> [What to do]:
Begin with the first line and repeat exactly through the line containing "const pLineValue = 98.8;"; leave every image out.

> [Data lines]:
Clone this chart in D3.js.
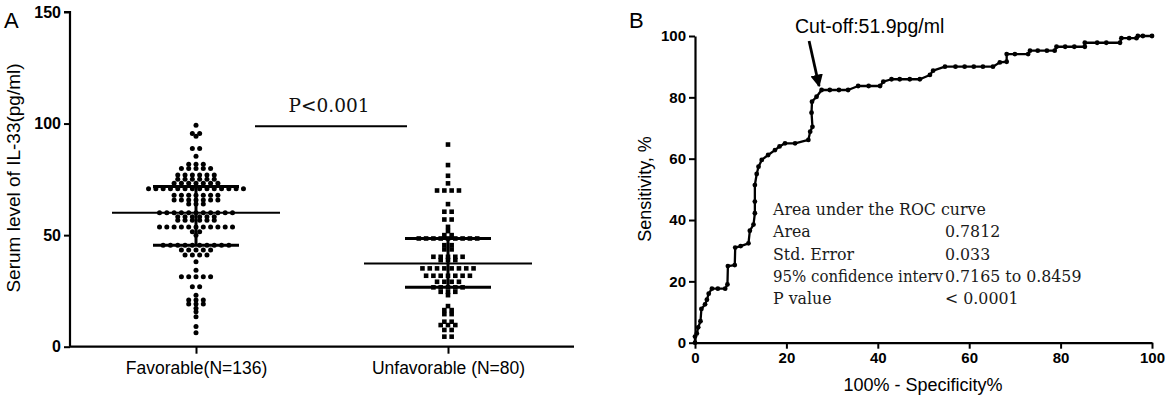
<!DOCTYPE html>
<html><head><meta charset="utf-8">
<script src="https://cdn.jsdelivr.net/npm/d3@7"></script>
<style>body{margin:0;background:#fff}svg{display:block}</style>
</head><body><svg id="c" width="1169" height="399"></svg>
<script>
// ---------- DATA ----------
const groups = ["Favorable(N=136)", "Unfavorable (N=80)"];
const yTicksA = [0, 50, 100, 150];
// values: [value, count]
const favorableValues = [[99.2,1],[95.5,2],[94.3,1],[88.8,2],[85.4,1],[81.8,3],[79.9,5],[76.9,6],[75.0,6],[73.2,7],
  [70.8,14],[67.9,7],[65.7,7],[63.9,3],[60.0,11],[58.2,6],[56.7,6],[53.7,11],[51.5,2],[50.0,1],
  [45.5,10],[43.3,5],[41.1,4],[38.1,1],[34.3,1],[31.3,5],[26.9,2],[23.1,1],[20.9,3],[19.1,3],[17.2,1],[15.7,1],[13.4,1],[9.0,1],[6.3,1]];
const unfavorableValues = [[90.6,1],[81.4,1],[76.6,1],[73.2,1],[70.0,4],[63.9,1],[60.5,2],[57.0,2],[53.7,1],[51.8,1],[50.0,2],
  [48.5,9],[45.5,2],[43.6,2],[40.3,5],[38.8,3],[35.1,8],[31.8,7],[29.1,4],[26.6,5],[24.6,3],[23.1,1],[18.2,1],[16.4,2],[14.6,2],[11.2,2],[9.7,3],[7.5,2],[4.5,2]];
const favorableStats = [45.5, 60.0, 71.8];   // lower, centre, upper
const unfavorableStats = [26.6, 37.3, 48.5];
const pText = "P<0.001";
const pLineValue = 98.8;

const xTicksB = [0, 20, 40, 60, 80, 100];
const yTicksB = [0, 20, 40, 60, 80, 100];
const rocFpr = [0,0,0.4,0.7,1.2,1.4,2.2,2.6,3.0,3.7,5.0,6.6,7.1,7.2,8.7,8.8,10.0,11.7,12.0,12.8,13.1,13.1,13.1,13.5,13.9,14.6,16.0,17.5,18.5,19.7,21.9,24.8,25.2,25.7,25.5,25.6,26.6,27.7,29.5,31.5,33.5,35.7,38.0,40.5,41.2,43.0,44.8,47.0,49.2,51.4,52.1,54.7,57.0,59.0,61.0,63.0,65.2,66.7,68.2,68.2,70.0,72.9,73.3,75.0,77.0,78.7,79.1,81.0,83.0,85.3,85.3,88.0,90.0,93.0,93.3,95.0,96.6,96.9,98.0,100];
const rocSens = [0,2,3,5,7,11,12.5,14,16,17.6,17.6,17.6,19,25,25.3,31,31.5,32.4,36.5,38.5,42.2,46,51.4,55,57.4,59.6,61.2,62.8,64,65,65,66.1,68.8,70.4,75,78.6,80.2,82.4,82.4,82.4,82.4,83.7,83.7,83.7,85.1,85.9,85.9,85.9,85.9,87.3,88.7,90,90,90,90,90,90,91.4,91.6,94.1,94.1,94.1,95.2,95.2,95.2,95.2,96.5,96.5,96.5,96.5,97.8,97.8,97.8,97.8,99.3,99.3,99.3,100,100,100];
const cutoffLabel = "Cut-off:51.9pg/ml";
const cutoffPoint = [27.7, 82.4];
const aucTitle = "Area under the ROC curve";
const aucLabels = ["Area", "Std. Error", "95% confidence interv", "P value"];
const aucValues = ["0.7812", "0.033", "0.7165 to 0.8459", "< 0.0001"];

// ---------- DRAW ----------
const svg = d3.select("#c");
const sans = "Arial, 'Liberation Sans', sans-serif";
const serif = "'DejaVu Serif', serif";

// Panel A
const yA = d3.scaleLinear().domain([0,150]).range([346.7, 12]);
const xA = d3.scalePoint().domain(groups).range([70, 574]).padding(0.5);
const gA = svg.append("g");

const axYA = gA.append("g").attr("transform","translate(70,0)")
  .call(d3.axisLeft(yA).tickValues(yTicksA).tickSize(6).tickPadding(3));
const axXA = gA.append("g").attr("transform","translate(0,346.7)")
  .call(d3.axisBottom(xA).tickSize(7).tickPadding(5));
[axYA, axXA].forEach(a=>{
  a.select(".domain").attr("stroke","#000").attr("stroke-width",2.2);
  a.selectAll(".tick line").attr("stroke","#000").attr("stroke-width",2);
});
axYA.selectAll("text").attr("font-family",sans).attr("font-size",16).attr("font-weight","bold").attr("fill","#000");
axXA.selectAll("text").attr("font-family",sans).attr("font-size",17.5).attr("fill","#000").attr("dy","0.9em");
axXA.select(".domain").attr("d","M70,0H574");
axYA.select(".domain").attr("d","M-6,"+yA(150)+"H0V"+yA(0));

gA.append("text").attr("transform","translate(20,178) rotate(-90)").attr("text-anchor","middle")
  .attr("font-family",sans).attr("font-size",19).text("Serum level of IL-33(pg/ml)");
gA.append("text").attr("x",4).attr("y",28).attr("font-family",sans).attr("font-size",22).text("A");

function expand(vals){
  const out=[];
  vals.forEach(([v,n])=>{ for(let i=0;i<n;i++) out.push({v, off:(i-(n-1)/2)}); });
  return out;
}
const spacing = 7.3;
const cxF = xA(groups[0]), cxU = xA(groups[1]);
gA.append("g").selectAll("circle").data(expand(favorableValues)).join("circle")
  .attr("cx",d=>cxF+d.off*spacing).attr("cy",d=>yA(d.v)).attr("r",2.5).attr("fill","#000");
gA.append("g").selectAll("rect").data(expand(unfavorableValues)).join("rect")
  .attr("x",d=>cxU+d.off*spacing-2.3).attr("y",d=>yA(d.v)-2.3).attr("width",4.6).attr("height",4.6).attr("fill","#000");

function statBars(cx, s){
  const g = gA.append("g").attr("stroke","#000");
  g.append("line").attr("x1",cx).attr("x2",cx).attr("y1",yA(s[0])).attr("y2",yA(s[2])).attr("stroke-width",3);
  g.append("line").attr("x1",cx-43).attr("x2",cx+43).attr("y1",yA(s[0])).attr("y2",yA(s[0])).attr("stroke-width",3);
  g.append("line").attr("x1",cx-43).attr("x2",cx+43).attr("y1",yA(s[2])).attr("y2",yA(s[2])).attr("stroke-width",3);
  g.append("line").attr("x1",cx-84).attr("x2",cx+84).attr("y1",yA(s[1])).attr("y2",yA(s[1])).attr("stroke-width",2);
}
statBars(cxF, favorableStats);
statBars(cxU, unfavorableStats);

gA.append("line").attr("x1",255).attr("x2",407).attr("y1",yA(pLineValue)).attr("y2",yA(pLineValue))
  .attr("stroke","#000").attr("stroke-width",2);
gA.append("text").attr("x",329).attr("y",yA(pLineValue)-14).attr("text-anchor","middle")
  .attr("font-family",serif).attr("font-size",18.5).attr("fill","#111").text(pText);

// Panel B
const xB = d3.scaleLinear().domain([0,100]).range([695,1152]);
const yB = d3.scaleLinear().domain([0,100]).range([342.7,36]);
const gB = svg.append("g");
const axYB = gB.append("g").attr("transform","translate(695,0)")
  .call(d3.axisLeft(yB).tickValues(yTicksB).tickSize(6).tickPadding(3).tickSizeOuter(0));
const axXB = gB.append("g").attr("transform","translate(0,342.7)")
  .call(d3.axisBottom(xB).tickValues(xTicksB).tickSize(6).tickPadding(4).tickSizeOuter(0));
[axYB, axXB].forEach(a=>{
  a.select(".domain").attr("stroke","#000").attr("stroke-width",2.2);
  a.selectAll(".tick line").attr("stroke","#000").attr("stroke-width",2);
  a.selectAll("text").attr("font-family",sans).attr("font-size",15).attr("font-weight","bold").attr("fill","#000");
});
gB.append("text").attr("transform","translate(651,189) rotate(-90)").attr("text-anchor","middle")
  .attr("font-family",sans).attr("font-size",18).text("Sensitivity, %");
gB.append("text").attr("x",923).attr("y",391).attr("text-anchor","middle")
  .attr("font-family",sans).attr("font-size",18).text("100% - Specificity%");
gB.append("text").attr("x",629).attr("y",28).attr("font-family",sans).attr("font-size",22).text("B");

const roc = rocFpr.map((f,i)=>[f, rocSens[i]]);
gB.append("path").datum(roc).attr("fill","none").attr("stroke","#000").attr("stroke-width",2.3)
  .attr("stroke-linejoin","round")
  .attr("d", d3.line().x(d=>xB(d[0])).y(d=>yB(d[1])));
gB.append("g").selectAll("circle").data(roc).join("circle")
  .attr("cx",d=>xB(d[0])).attr("cy",d=>yB(d[1])).attr("r",2.4).attr("fill","#000");

// cut-off annotation
const defs = svg.append("defs");
defs.append("marker").attr("id","ah").attr("viewBox","0 0 10 10").attr("refX",9).attr("refY",5)
  .attr("markerWidth",4.5).attr("markerHeight",4.5).attr("orient","auto")
  .append("path").attr("d","M0,0L10,5L0,10z").attr("fill","#000");
const tip = [xB(cutoffPoint[0])-2.5, yB(cutoffPoint[1])-4];
gB.append("line").attr("x1",tip[0]-10).attr("y1",41).attr("x2",tip[0]).attr("y2",tip[1])
  .attr("stroke","#000").attr("stroke-width",2.8).attr("marker-end","url(#ah)");
gB.append("text").attr("x",795).attr("y",33).attr("font-family",sans).attr("font-size",19.5).text(cutoffLabel);

// AUC table
const tbl = gB.append("g").attr("font-family",serif).attr("font-size",15.8).attr("fill","#1a1a1a");
tbl.append("text").attr("x",773).attr("y",215).text(aucTitle);
tbl.append("g").selectAll("text").data(aucLabels).join("text")
  .attr("x",773).attr("y",(d,i)=>237.3+i*22.3).text(d=>d)
  .each(function(){
    const w = this.getComputedTextLength();
    if (w > 170) d3.select(this).attr("textLength",170).attr("lengthAdjust","spacingAndGlyphs");
  });
tbl.append("g").selectAll("text").data(aucValues).join("text")
  .attr("x",945).attr("y",(d,i)=>237.3+i*22.3).text(d=>d);
</script></body></html>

> [Solution to the problem]:
Clone this chart in D3.js.
<!DOCTYPE html>
<html><head><meta charset="utf-8">
<script src="https://cdn.jsdelivr.net/npm/d3@7"></script>
<style>body{margin:0;background:#fff}svg{display:block}</style>
</head><body><svg id="c" width="1169" height="399"></svg>
<script>
// ---------- DATA ----------
const groups = ["Favorable(N=136)", "Unfavorable (N=80)"];
const yTicksA = [0, 50, 100, 150];
// values: [value, count]
const favorableValues = [[99.2,1],[95.5,2],[94.3,1],[88.8,2],[85.4,1],[81.8,3],[79.9,5],[76.9,6],[75.0,6],[73.2,7],
  [70.8,14],[67.9,7],[65.7,7],[63.9,3],[60.0,11],[58.2,6],[56.7,6],[53.7,11],[51.5,2],[50.0,1],
  [45.5,10],[43.3,5],[41.1,4],[38.1,1],[34.3,1],[31.3,5],[26.9,2],[23.1,1],[20.9,3],[19.1,3],[17.2,1],[15.7,1],[13.4,1],[9.0,1],[6.3,1]];
const unfavorableValues = [[90.6,1],[81.4,1],[76.6,1],[73.2,1],[70.0,4],[63.9,1],[60.5,2],[57.0,2],[53.7,1],[51.8,1],[50.0,2],
  [48.5,9],[45.5,2],[43.6,2],[40.3,5],[38.8,3],[35.1,8],[31.8,7],[29.1,4],[26.6,5],[24.6,3],[23.1,1],[18.2,1],[16.4,2],[14.6,2],[11.2,2],[9.7,3],[7.5,2],[4.5,2]];
const favorableStats = [45.5, 60.0, 71.8];   // lower, centre, upper
const unfavorableStats = [26.6, 37.3, 48.5];
const pText = "P<0.001";
const pLineValue = 98.8;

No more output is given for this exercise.